> [OBJECTIVE]:
Only the lines from the start of the data through the line with "return 1 - (VA + VB * y) / H" belong in the copy. Restate them word for word, minus the pictures.
——————————
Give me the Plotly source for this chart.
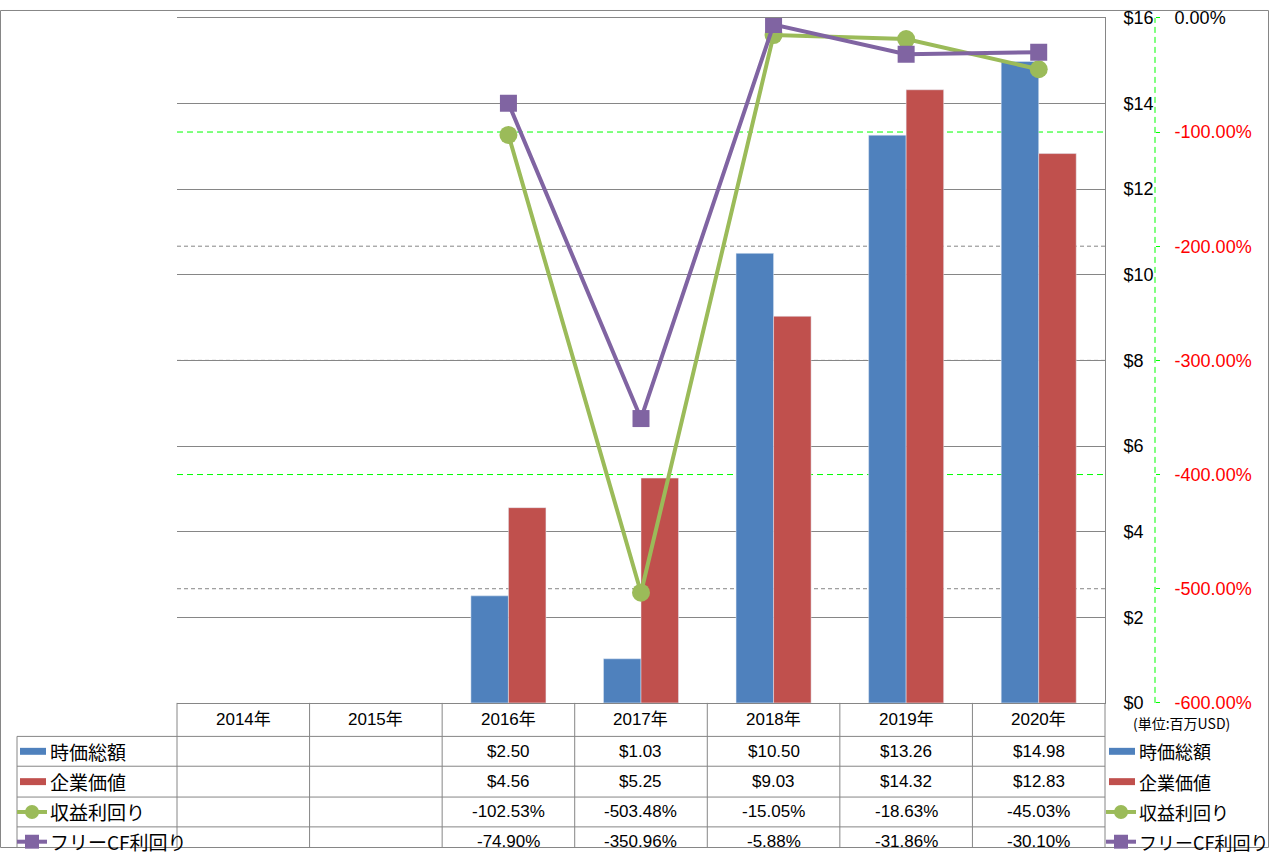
import plotly.graph_objects as go

# ---------------- data ----------------
years = ["2014年", "2015年", "2016年", "2017年", "2018年", "2019年", "2020年"]
market_cap = [None, None, 2.50, 1.03, 10.50, 13.26, 14.98]          # 時価総額 ($M)
enterprise_value = [None, None, 4.56, 5.25, 9.03, 14.32, 12.83]     # 企業価値 ($M)
earnings_yield = [None, None, -102.53, -503.48, -15.05, -18.63, -45.03]  # 収益利回り (%)
fcf_yield = [None, None, -74.90, -350.96, -5.88, -31.86, -30.10]         # フリーCF利回り (%)
series_names = ["時価総額", "企業価値", "収益利回り", "フリーCF利回り"]
y_ticks = [0, 2, 4, 6, 8, 10, 12, 14, 16]
y2_ticks = [0, -100, -200, -300, -400, -500, -600]
unit_label = "(単位:百万USD)"

# ---------------- styling ----------------
C_BLUE, C_RED, C_GREEN, C_PURPLE = "#4F81BD", "#C0504D", "#9BBB59", "#8064A2"
GRID = "#868686"
LIME = "#00FF00"
NUM_FONT = "Liberation Sans, Noto Sans CJK JP"
JP_FONT = "Noto Sans CJK JP"

W, H = 1269, 858
L, R, T, B = 177, 1105, 13, 702          # plot area in target pixels
ROWS = [702, 735.7, 765.7, 796.7, 826.7, 856.5]
LEG_X = 17

# vertical placement tweak (target pixel -> page pixel)
VA, VB = -5.2, 1.018


def px(x):
    return x / W


def py(y):
    return 1 - (VA + VB * y) / H


fig = go.Figure()
fig.add_trace(go.Bar(x=years, y=market_cap, name=series_names[0], marker_color=C_BLUE))
fig.add_trace(go.Bar(x=years, y=enterprise_value, name=series_names[1], marker_color=C_RED))
fig.add_trace(go.Scatter(x=years, y=earnings_yield, name=series_names[2], yaxis="y2",
                         mode="lines+markers", line=dict(color=C_GREEN, width=4),
                         marker=dict(symbol="circle", size=18, color=C_GREEN)))
fig.add_trace(go.Scatter(x=years, y=fcf_yield, name=series_names[3], yaxis="y2",
                         mode="lines+markers", line=dict(color=C_PURPLE, width=4),
                         marker=dict(symbol="square", size=17, color=C_PURPLE)))

y2_text = []
for v in y2_ticks:
    s = f"{v:.2f}%"
    if v < 0:
        s = f"<span style='color:#FF0000'>{s}</span>"
    y2_text.append(s)

shapes = []
annotations = []

# outer border
shapes.append(dict(type="rect", xref="paper", yref="paper", x0=px(0.5), x1=px(1268.5),
                   y0=1 - 0.5 / H, y1=0.5 / H, line=dict(color=GRID, width=1)))

# secondary gridlines
for v in y2_ticks[1:-1]:
    green = v in (-100, -400)
    shapes.append(dict(type="line", xref="paper", yref="y2", x0=px(L), x1=px(R), y0=v, y1=v,
                       line=dict(color=LIME if green else GRID, width=1,
                                 dash="6px,4px" if green else "4px,3px"),
                       layer="below"))

# secondary axis dashed line
AX2 = 1155
shapes.append(dict(type="line", xref="paper", yref="paper", x0=px(AX2), x1=px(AX2),
                   y0=py(B), y1=py(T), line=dict(color=LIME, width=1, dash="6px,4px")))

# data table grid
ncat = len(years)
cw = (R - L) / ncat
for i in range(ncat + 1):
    x = L + i * cw
    shapes.append(dict(type="line", xref="paper", yref="paper", x0=px(x), x1=px(x),
                       y0=py(B), y1=0, line=dict(color=GRID, width=1)))
for y in ROWS[1:-1]:
    shapes.append(dict(type="line", xref="paper", yref="paper", x0=px(LEG_X), x1=px(R),
                       y0=py(y), y1=py(y), line=dict(color=GRID, width=1)))
shapes.append(dict(type="line", xref="paper", yref="paper", x0=px(LEG_X), x1=px(LEG_X),
                   y0=py(ROWS[1]), y1=0, line=dict(color=GRID, width=1)))

# header
for i, yr in enumerate(years):
    annotations.append(dict(xref="paper", yref="paper", x=px(L + (i + 0.5) * cw),
                            y=py((ROWS[0] + ROWS[1]) / 2), text=yr, showarrow=False,
                            xanchor="center", yanchor="middle",
                            font=dict(family=NUM_FONT, size=17, color="black")))

rows_vals = [
    [None if v is None else f"${v:.2f}" for v in market_cap],
    [None if v is None else f"${v:.2f}" for v in enterprise_value],
    [None if v is None else f"{v:.2f}%" for v in earnings_yield],
    [None if v is None else f"{v:.2f}%" for v in fcf_yield],
]
for r, vals in enumerate(rows_vals):
    yc = (ROWS[r + 1] + ROWS[r + 2]) / 2
    for i, t in enumerate(vals):
        if t is None:
            continue
        annotations.append(dict(xref="paper", yref="paper", x=px(L + (i + 0.5) * cw),
                                y=py(yc), text=t, showarrow=False, xanchor="center",
                                yanchor="middle", font=dict(family=NUM_FONT, size=17, color="black")))


def legend_key(x0, yc, kind, color, label, size=19):
    if kind == "bar":
        shapes.append(dict(type="rect", xref="paper", yref="paper", x0=px(x0 + 3), x1=px(x0 + 29),
                           y0=py(yc + 3.5), y1=py(yc - 3.5), line=dict(width=0), fillcolor=color))
    else:
        shapes.append(dict(type="line", xref="paper", yref="paper", x0=px(x0), x1=px(x0 + 30),
                           y0=py(yc), y1=py(yc), line=dict(color=color, width=4)))
        cx = x0 + 15
        if kind == "circle":
            shapes.append(dict(type="circle", xref="paper", yref="paper", x0=px(cx - 7), x1=px(cx + 7),
                               y0=py(yc + 7), y1=py(yc - 7), line=dict(width=0), fillcolor=color))
        else:
            shapes.append(dict(type="rect", xref="paper", yref="paper", x0=px(cx - 7), x1=px(cx + 7),
                               y0=py(yc + 7), y1=py(yc - 7), line=dict(width=0), fillcolor=color))
    annotations.append(dict(xref="paper", yref="paper", x=px(x0 + 31), y=py(yc), text=label,
                            showarrow=False, xanchor="left", yanchor="middle",
                            font=dict(family=JP_FONT, size=size, color="black")))


kinds = ["bar", "bar", "circle", "square"]
colors = [C_BLUE, C_RED, C_GREEN, C_PURPLE]
for r in range(4):
    yc = (ROWS[r + 1] + ROWS[r + 2]) / 2
    legend_key(LEG_X, yc, kinds[r], colors[r], series_names[r])
    legend_key(1106, yc, kinds[r], colors[r], series_names[r], size=18)

annotations.append(dict(xref="paper", yref="paper", x=px(1181), y=py(722), text=unit_label,
                        showarrow=False, xanchor="center", yanchor="middle",
                        font=dict(family=JP_FONT, size=14, color="black")))

fig.update_layout(
    width=W, height=H, autosize=False, margin=dict(l=0, r=0, t=0, b=0, pad=0),
    paper_bgcolor="white", plot_bgcolor="white",
    showlegend=False, barmode="group", bargap=0.434, bargroupgap=0,
    font=dict(family=NUM_FONT, size=17, color="black"),
    xaxis=dict(domain=[px(L), px(R)], type="category", categoryarray=years,
               range=[-0.5, ncat - 0.5], showticklabels=False, ticks="",
               showgrid=False, showline=True, linecolor=GRID, linewidth=1, mirror=True,
               zeroline=False),
    yaxis=dict(domain=[py(B), py(T)], range=[0, 16], tickvals=y_ticks,
               ticktext=[f"${v}" for v in y_ticks], side="right",
               showgrid=True, gridcolor=GRID, gridwidth=1, zeroline=False,
               showline=True, linecolor=GRID, linewidth=1, ticks="",
               ticklabelstandoff=14, ticklabeloverflow="allow",
               tickfont=dict(family=NUM_FONT, size=18, color="black")),
    yaxis2=dict(overlaying="y", side="right", anchor="free", position=px(AX2),
                range=[-600, 0], tickvals=y2_ticks, ticktext=y2_text,
                showgrid=False, zeroline=False, showline=False,
                ticks="outside", ticklen=4, tickcolor=LIME, tickwidth=1,
                ticklabelstandoff=11, ticklabeloverflow="allow",
                tickfont=dict(family=NUM_FONT, size=18, color="black")),
    shapes=shapes, annotations=annotations,
)

POST = (
    "var de=document.documentElement, bd=document.body;"
    "de.style.margin='0';de.style.padding='0';de.style.overflow='hidden';"
    "bd.style.margin='0';bd.style.padding='0';bd.style.overflow='hidden';"
)

fig.write_html("out.html", config={"displayModeBar": False, "responsive": False},
               post_script=POST)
——————————
> [RESPONSE BELOW]:
Give me the Plotly source for this chart.
import plotly.graph_objects as go

# ---------------- data ----------------
years = ["2014年", "2015年", "2016年", "2017年", "2018年", "2019年", "2020年"]
market_cap = [None, None, 2.50, 1.03, 10.50, 13.26, 14.98]          # 時価総額 ($M)
enterprise_value = [None, None, 4.56, 5.25, 9.03, 14.32, 12.83]     # 企業価値 ($M)
earnings_yield = [None, None, -102.53, -503.48, -15.05, -18.63, -45.03]  # 収益利回り (%)
fcf_yield = [None, None, -74.90, -350.96, -5.88, -31.86, -30.10]         # フリーCF利回り (%)
series_names = ["時価総額", "企業価値", "収益利回り", "フリーCF利回り"]
y_ticks = [0, 2, 4, 6, 8, 10, 12, 14, 16]
y2_ticks = [0, -100, -200, -300, -400, -500, -600]
unit_label = "(単位:百万USD)"

# ---------------- styling ----------------
C_BLUE, C_RED, C_GREEN, C_PURPLE = "#4F81BD", "#C0504D", "#9BBB59", "#8064A2"
GRID = "#868686"
LIME = "#00FF00"
NUM_FONT = "Liberation Sans, Noto Sans CJK JP"
JP_FONT = "Noto Sans CJK JP"

W, H = 1269, 858
L, R, T, B = 177, 1105, 13, 702          # plot area in target pixels
ROWS = [702, 735.7, 765.7, 796.7, 826.7, 856.5]
LEG_X = 17

# vertical placement tweak (target pixel -> page pixel)
VA, VB = -5.2, 1.018


def px(x):
    return x / W


def py(y):
    return 1 - (VA + VB * y) / H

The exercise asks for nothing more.